Un Robinson énigmatique

Alors il est certain qu’après ces deux spectacles fortement marqués et éruptifs, le Robinson de Michele Di Stefano qui clôturait le festival en s’inspirant du roman de Michel Tournier, Vendredi ou Les limbes du Pacifique, pouvait presque paraître transparent. Un décor nu, une musique très expérimentale aux infra-basses  continues et puissantes qui en auront découragé quelques uns, une danse hypnotique faite de gestes hésitants et répétés s’apparentant à une danse d’apprentissage, une tentative d’osmose entre les danseurs, entre Robinson et cette île, devenue ici lieu de métamorphoses et laboratoire de rencontre, de réinvention de soi face à l’Autre. Robinson, dont c’était la première en France, ne peut laisser indifférent. Robinson est ici vu comme un réfugié perdu dans son nouvel environnement, aride, et où il faut prendre la mesure du corps de l’autre. Entre performance, danse et expérimentation sonore, la création de Di Stefano ne fait pas dans la facilité, engendrant réflexion et perplexité.
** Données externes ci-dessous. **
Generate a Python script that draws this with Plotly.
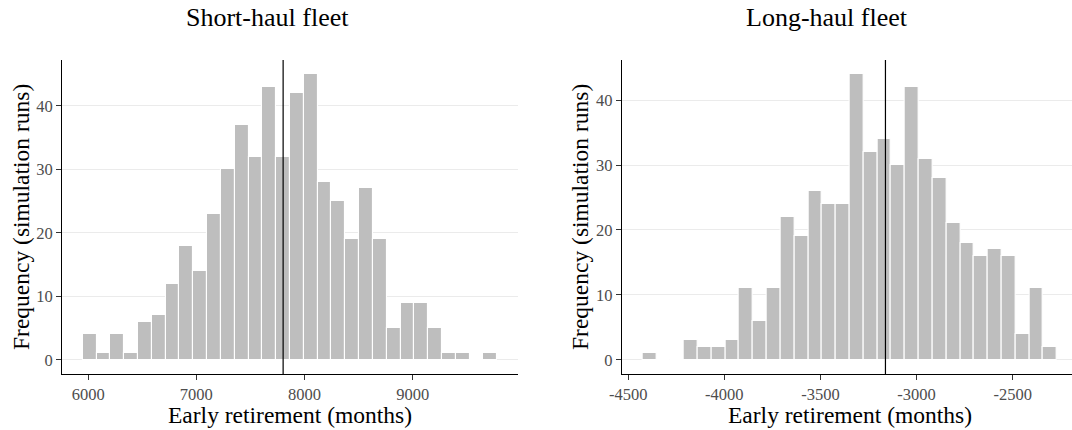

Ces deux soirées made in Italie, emplies de ferveur, de cris, de ritournelles romantiques et d’odeurs méditerranéennes, ont permis de découvrir une culture tout en contrastes, à la fois innovante, voire carrément avant-gardiste mais aussi ancrée dans ses traditions et  fière de ses racines. L’Italie a su montrer, à travers ces trois oeuvres chorégraphiques, des visages différents et a su prouver la richesse de ses artistes, son ouverture et sa cruelle lucidité vis à vis de la situation actuelle.  Ces Instances de Chalon, placées sous le signe de l’Europe, de la désillusion et de la brûlante actualité, auront fait preuve d’audace et de courage, contrairement à d’autres festivals de danse, ce qui est tout à leur honneur.